Brief Biography of the Speaker:
Vyacheslav P. tuzlukov is currently Full Professor of the School of Electronic Engineering, Communications Engineering and Computer Science at the Yeungnam University, Gyeongsan, South Korea. His research emphasis is on signal processing in wireless communications, wireless sensor networks, radar, remote sensing, sonar, and mobile communications. Prior to this, he was with Electrical and Computer Engineering Department of Ajou University, Suwon, South Korea, where he defined, led and managed research teams in the area of signal processing in CDMA wireless communications, particularly, in wireless sensor networks, serving as Invited Full Professor.
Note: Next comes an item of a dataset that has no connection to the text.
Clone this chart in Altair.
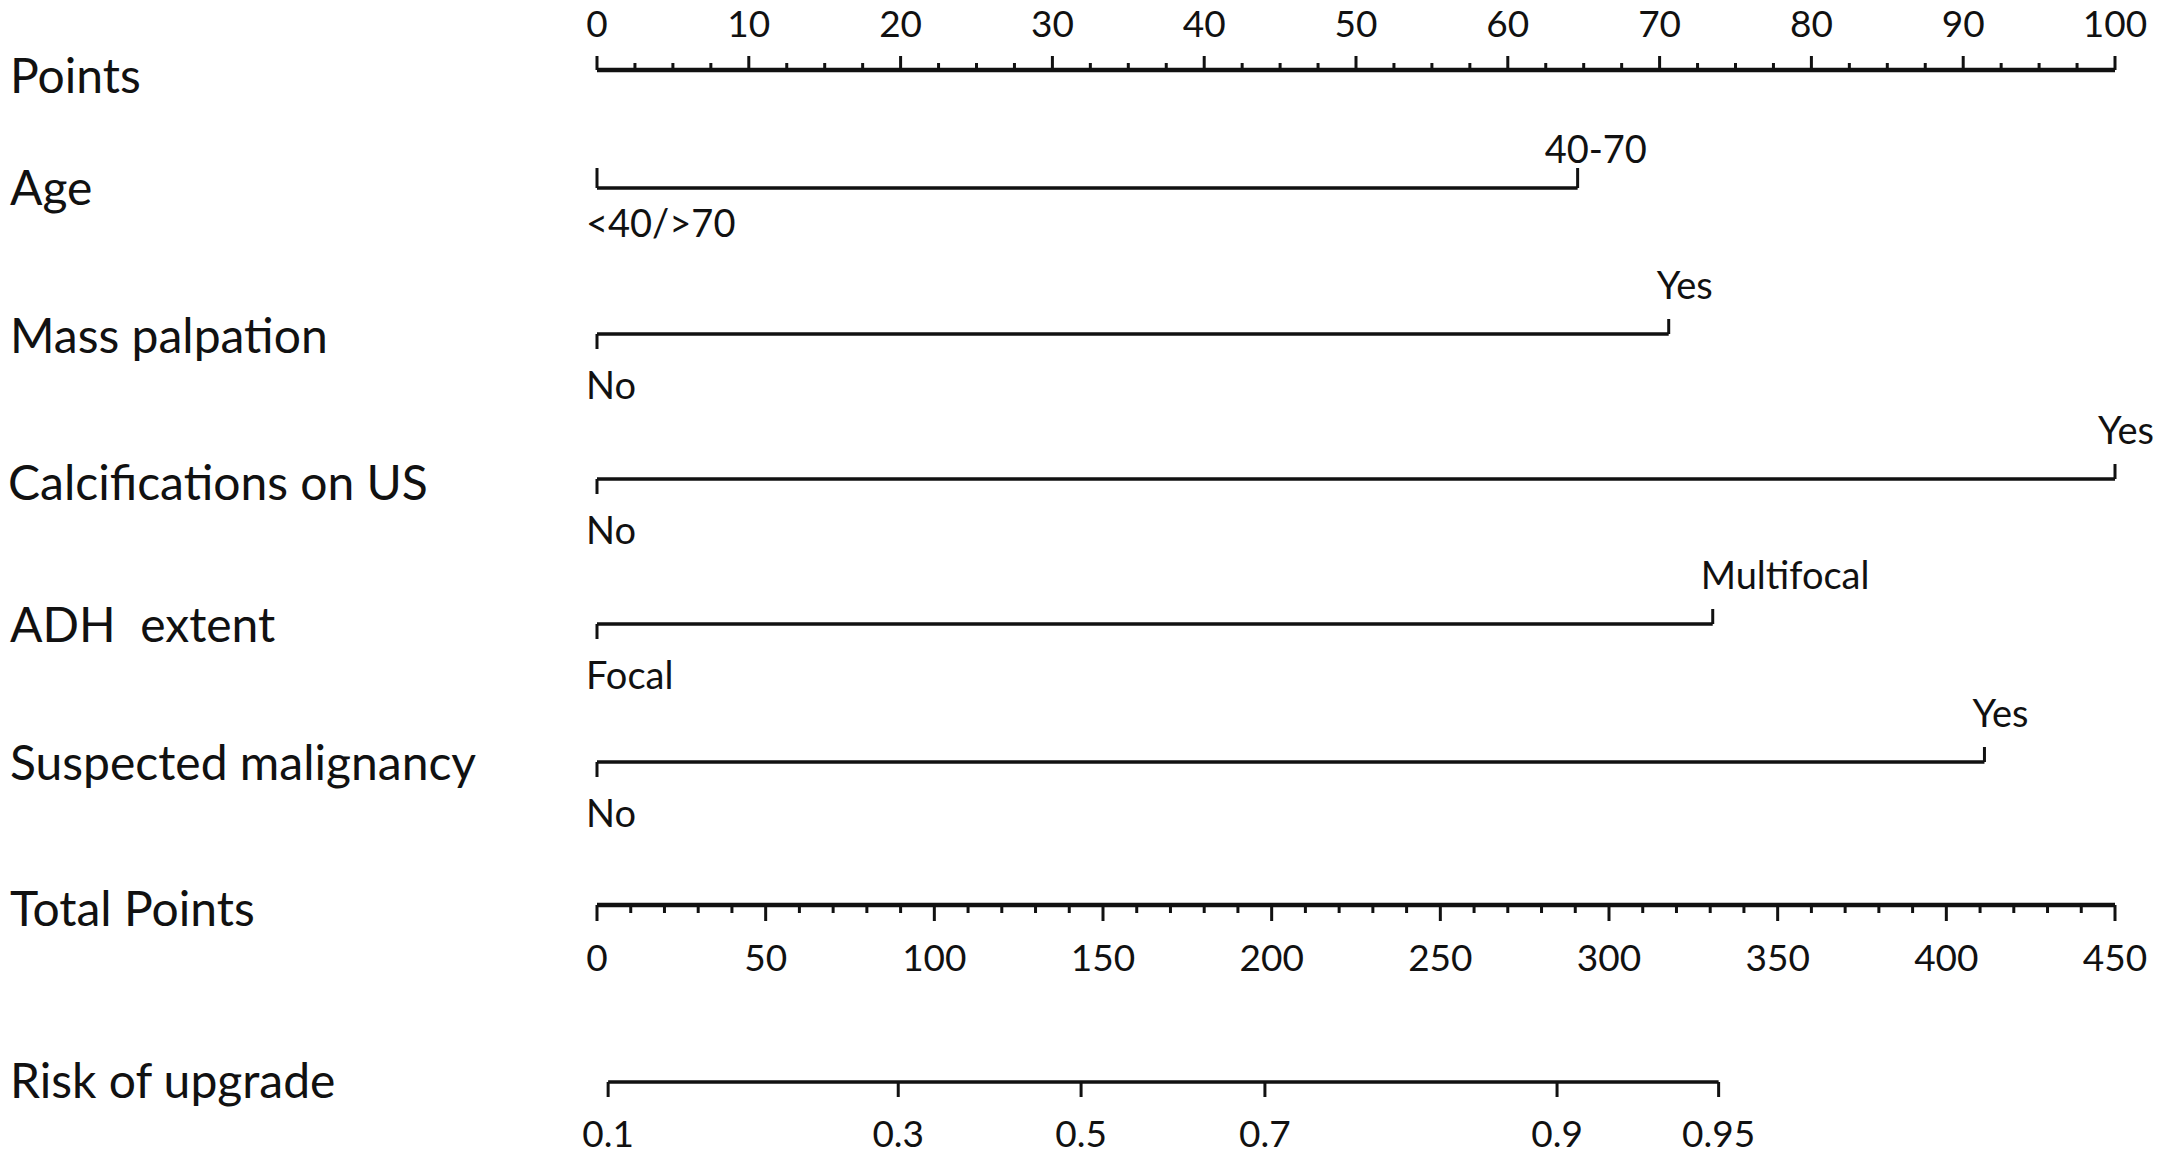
import altair as alt
import pandas as pd

# ---------------- data ----------------
row_names = ["Points", "Age", "Mass palpation", "Calcifications on US",
             "ADH\u00a0\u00a0extent", "Suspected malignancy", "Total Points", "Risk of upgrade"]

points_major = [0, 10, 20, 30, 40, 50, 60, 70, 80, 90, 100]
points_minor = [v * 2.5 for v in range(0, 41)]

var_names = ["Age", "Mass palpation", "Calcifications on US", "ADH\u00a0\u00a0extent", "Suspected malignancy"]
low_labels = ["<40/>70", "No", "No", "Focal", "No"]
high_labels = ["40-70", "Yes", "Yes", "Multifocal", "Yes"]
low_points = [0, 0, 0, 0, 0]
high_points = [64.6, 70.6, 100, 73.5, 91.4]

total_major = [0, 50, 100, 150, 200, 250, 300, 350, 400, 450]
total_minor = list(range(0, 451, 10))
TOTAL_MAX = 450

risk_labels = ["0.1", "0.3", "0.5", "0.7", "0.9", "0.95"]
risk_total_points = [3.3, 89.3, 143.5, 198.0, 284.6, 332.5]

# ---------------- layout (pixels in the plot area) ----------------
W, H = 2149, 1145
X0_PX, X100_PX = 589, 2107
PX_PER_PT = (X100_PX - X0_PX) / 100.0
X_DOMAIN = [-X0_PX / PX_PER_PT, (W - X0_PX) / PX_PER_PT]

ROW_Y = {"Points": 62, "Age": 180, "Mass palpation": 326, "Calcifications on US": 471,
         "ADH\u00a0\u00a0extent": 616, "Suspected malignancy": 754, "Total Points": 897,
         "Risk of upgrade": 1074}
ROW_LABEL_X = {n: 2 for n in row_names}
ROW_LABEL_X["Calcifications on US"] = 0
ROW_LABEL_DY = {"Points": 9, "Age": 3, "Mass palpation": 5, "Calcifications on US": 7,
                "ADH\u00a0\u00a0extent": 4, "Suspected malignancy": 4, "Total Points": 7,
                "Risk of upgrade": 2}

UP_DY = {n: -46 for n in var_names}
UP_DY["Age"] = -36
LOW_DY = {n: 54 for n in var_names}
LOW_DY["Age"] = 38
UP_SHIFT = {n: -12 for n in var_names}
UP_SHIFT["Age"] = -33
UP_SHIFT["Calcifications on US"] = -17
LOW_SHIFT = -11

TICK_LEN = 15
AGE_TICK_LEN = 20
PTS_MAJOR_LEN, PTS_MINOR_LEN = 14, 7
TOT_MAJOR_LEN, TOT_MINOR_LEN = 16, 8
LINE_W, AXIS_W, TICK_W = 3.5, 4.5, 3

FONT = "Lato"
ROW_FS, TICK_FS, CAT_FS = 48, 37, 38

def to_pts(total):
    return total * 100.0 / TOTAL_MAX

# ---------------- build tables ----------------
rules = []
# Points axis
py = ROW_Y["Points"]
rules.append(dict(x=0, x2=100, y=py, y2=py, w=AXIS_W))
for v in points_minor:
    ln = PTS_MAJOR_LEN if v in points_major else PTS_MINOR_LEN
    rules.append(dict(x=v, x2=v, y=py, y2=py - ln, w=TICK_W))

# variable rows
for name, lo, hi in zip(var_names, low_points, high_points):
    ry = ROW_Y[name]
    rules.append(dict(x=lo, x2=hi, y=ry, y2=ry, w=LINE_W))
    if name == "Age":
        rules.append(dict(x=lo, x2=lo, y=ry, y2=ry - AGE_TICK_LEN, w=TICK_W))
        rules.append(dict(x=hi, x2=hi, y=ry, y2=ry - AGE_TICK_LEN, w=TICK_W))
    else:
        rules.append(dict(x=lo, x2=lo, y=ry, y2=ry + TICK_LEN, w=TICK_W))
        rules.append(dict(x=hi, x2=hi, y=ry, y2=ry - TICK_LEN, w=TICK_W))

# Total points axis
ty = ROW_Y["Total Points"]
rules.append(dict(x=0, x2=to_pts(TOTAL_MAX), y=ty, y2=ty, w=AXIS_W))
for v in total_minor:
    ln = TOT_MAJOR_LEN if v in total_major else TOT_MINOR_LEN
    rules.append(dict(x=to_pts(v), x2=to_pts(v), y=ty, y2=ty + ln, w=TICK_W))

# Risk axis
ky = ROW_Y["Risk of upgrade"]
rules.append(dict(x=to_pts(risk_total_points[0]), x2=to_pts(risk_total_points[-1]),
                  y=ky, y2=ky, w=LINE_W))
for v in risk_total_points:
    rules.append(dict(x=to_pts(v), x2=to_pts(v), y=ky, y2=ky + TICK_LEN, w=TICK_W))

rules_df = pd.DataFrame(rules)

# centered tick labels
tick_text = []
for v in points_major:
    tick_text.append(dict(x=v, y=18, t=str(v)))
for v in total_major:
    tick_text.append(dict(x=to_pts(v), y=952, t=str(v)))
for lab, v in zip(risk_labels, risk_total_points):
    tick_text.append(dict(x=to_pts(v), y=1128, t=lab))
tick_df = pd.DataFrame(tick_text)

# category labels (left aligned)
cat_text = []
for name, lo, hi, ll, hl in zip(var_names, low_points, high_points, low_labels, high_labels):
    ry = ROW_Y[name]
    cat_text.append(dict(x=hi + UP_SHIFT[name] / PX_PER_PT, y=ry + UP_DY[name], t=hl))
    cat_text.append(dict(x=lo + LOW_SHIFT / PX_PER_PT, y=ry + LOW_DY[name], t=ll))
cat_df = pd.DataFrame(cat_text)

# row labels
row_df = pd.DataFrame([dict(x=X_DOMAIN[0] + ROW_LABEL_X[n] / PX_PER_PT,
                            y=ROW_Y[n] + ROW_LABEL_DY[n], t=n) for n in row_names])

xs = alt.Scale(domain=X_DOMAIN, nice=False, zero=False)
ys = alt.Scale(domain=[0, H], reverse=True, nice=False, zero=False)

rule_layer = alt.Chart(rules_df).mark_rule(color="#111111", strokeCap="butt").encode(
    x=alt.X("x:Q", scale=xs, axis=None),
    x2="x2:Q",
    y=alt.Y("y:Q", scale=ys, axis=None),
    y2="y2:Q",
    strokeWidth=alt.StrokeWidth("w:Q", scale=None, legend=None),
)

tick_layer = alt.Chart(tick_df).mark_text(
    font=FONT, fontSize=TICK_FS, align="center", baseline="middle", color="#111111"
).encode(
    x=alt.X("x:Q", scale=xs, axis=None),
    y=alt.Y("y:Q", scale=ys, axis=None),
    text="t:N",
)

cat_layer = alt.Chart(cat_df).mark_text(
    font=FONT, fontSize=CAT_FS, align="left", baseline="middle", color="#111111"
).encode(
    x=alt.X("x:Q", scale=xs, axis=None),
    y=alt.Y("y:Q", scale=ys, axis=None),
    text="t:N",
)

row_layer = alt.Chart(row_df).mark_text(
    font=FONT, fontSize=ROW_FS, align="left", baseline="middle", color="#111111"
).encode(
    x=alt.X("x:Q", scale=xs, axis=None),
    y=alt.Y("y:Q", scale=ys, axis=None),
    text="t:N",
)

chart = alt.layer(rule_layer, tick_layer, cat_layer, row_layer).properties(
    width=W, height=H, padding=0, autosize="none", background="white"
).configure_view(strokeWidth=0)

chart.save("out.html", embed_options={"renderer": "svg", "actions": False})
He has published more than 150 scientific journal and conference papers, five books in signal processing area published by Springer-Verlag and CRC Press, and has also contributed chapters “Underwater Acoustical Signal Processing” and “Satellite Communications Systems: Applications” to Electrical Engineering Handbook: 3rd Edition, 2005. He has been keynote speaker, has organized sessions, and has served as Tutorial Instructor and Speaker at major International Conferences on Signal Processing.

Dr. Tuzlukov was highly recommended by U.S. experts of Defense Research and Engineering (DDR&E) of the United States Department of Defense as a recognized expert in the field of humanitarian demining and minefield sensing technologies and had been awarded by Special Prize of the United States Department of Defense in 1999. Dr. Tuzlukov is distinguished as one of the leading achievers from around the world by Marquis Who’s Who and his name and biography have been included in the Who’s Who in the World, 2006 (23) Edition, Marquis Publisher, NJ, USA; Who’s Who in World, 25th Silver Anniversary Edition, 2008, Marquis Publisher, NJ, USA; Who’s Who in Science and Engineering, 2006-2007 (9) Edition, Marquis Publisher, NJ, USA; and Who’s Who in Science and Engineering, 10th Anniversary Edition, 2008-2009, Marquis Publisher, NJ, USA.